Los monumentos quizás ya no estén, pero todavía se puede percibir el legado español. El idioma es un ejemplo. En cualquier conversación puedes sorprenderte al entender palabras sueltas, e incluso los números son como en castellano. Pero la curiosidad se convierte en lo mejor del día cuando abres un menú en el restaurante y no sólo reconoces lo que sirven, si no que los nombres te estimulan los jugos gástricos de una vez. Mis ojos no daban crédito: calamares a la romana, olivas, champiñones al ajillo»¦ Mi estómago corroboró con alegría lo que el menú decía, tras tantos meses a base de arroz. Y si tienes la suerte de que te lleven a comer al Casino Español, es como haber vuelto a España y estar en cualquier restaurante de provincias de hace cuarenta años. Hasta tienen Fundador para acompañar el café. Lástima que fuera tan corto.
De Manila volvía a coger el avión para regresar a Pekín, al que había llegado por tierra desde España. Se cerraba así la aventura de Micronesia para retomar el viaje por tierra. Volvía al país de los eternos fumadores, de las dificultades de comunicación y del comunismo capitalizado. Volvía al albergue en los hutones que se resisten al avance de los bloques de apartamentos nuevos, aunque los que el año pasado todavía estaban cubiertos por lonas verdes, ahora se iluminaban por las noches con sus inquilinos. Y volvía a bailar salsa tras tantos meses. Pero hasta el mundo salsero estaba con mejoras. Donde antes había música de discos, ahora había una banda de diez músicos cubanos, y nuevos locales latinos habían abierto en estos meses. Todo avanza en esta increíble ciudad.
Más fácil de lo que pensaba, conseguí billete de tren nocturno para ir a Qingdao, en la costa Pacífica. Volvía a ponerme en marcha otra vez y me parecía que no me había parado, y que fue ayer cuando estaba también cenando noodles instantáneos mirando por la ventana del tren. Volvía a practicar las dos frases de chino con mis compañeros de vagón, antes de que la azafata nos indicara con una sonrisa de mando que era hora de ir a dormir. Las luces se apagaron, y sólo entonces me di cuenta realmente de que volvía a estar en ruta.
Qingdao es un destino de playa popular para el turismo interno. Miles de chinos llenaban la playa en marea baja en busca de conchas a pesar del día nublado, corriendo cuando alguna ola llegaba con más fuerza de la habitual. Los puestos para los turistas incluían comidas de olores irrespirables e innumerables conchas tropicales, de esas que intuyes que te quitarían en la frontera.

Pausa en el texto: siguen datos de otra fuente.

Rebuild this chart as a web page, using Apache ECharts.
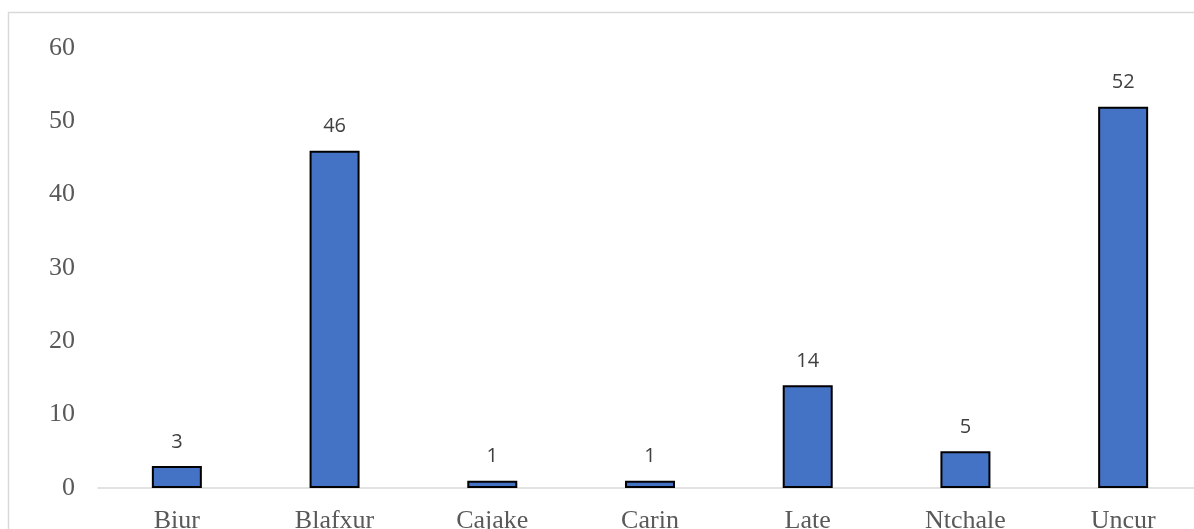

Pero la ciudad cuenta con otros interesantes atractivos.
Durante principios del siglo pasado estuvo bajo gobierno alemán, y todavía hoy quedan numerosos edificios de estilo europeo dando un aire único a la ciudad. Las calles no tienen ese aire de ciudad postiza e impersonal que te encuentras en la mayor parte del país. Incluso los horribles edificios de baldosa blanca que pueblan barrios enteros en toda China, aquí tienen un aire parisino, con curiosas ventanas en el tejado, como contagiados del legado alemán. Pero quizás el ser diferente haya que achacárselo a los productos de la fábrica de cerveza Tsing Dao que fundaron los alemanes y que se ha convertido en una de las más populares del país.
En sus lujosas villas-palacio se escribió parte de la historia del país, ya sea de la mano de Deng Xao o de Mao, que fueron algunos de los ilustres visitantes que veranearon en ellas y cuyos aposentos se conservan intactos desde el día que los dejaron. Espero que al menos lavaran las sábanas. Al visitar sus salones y jardines te cuesta creer que estés en China. Sólo las dificultades al intentar sacar los billetes para el ferry a Corea me devuelven a la dura realidad de viajar por tu cuenta en China. Casi me quedo en tierra, tan simpáticos los chinos.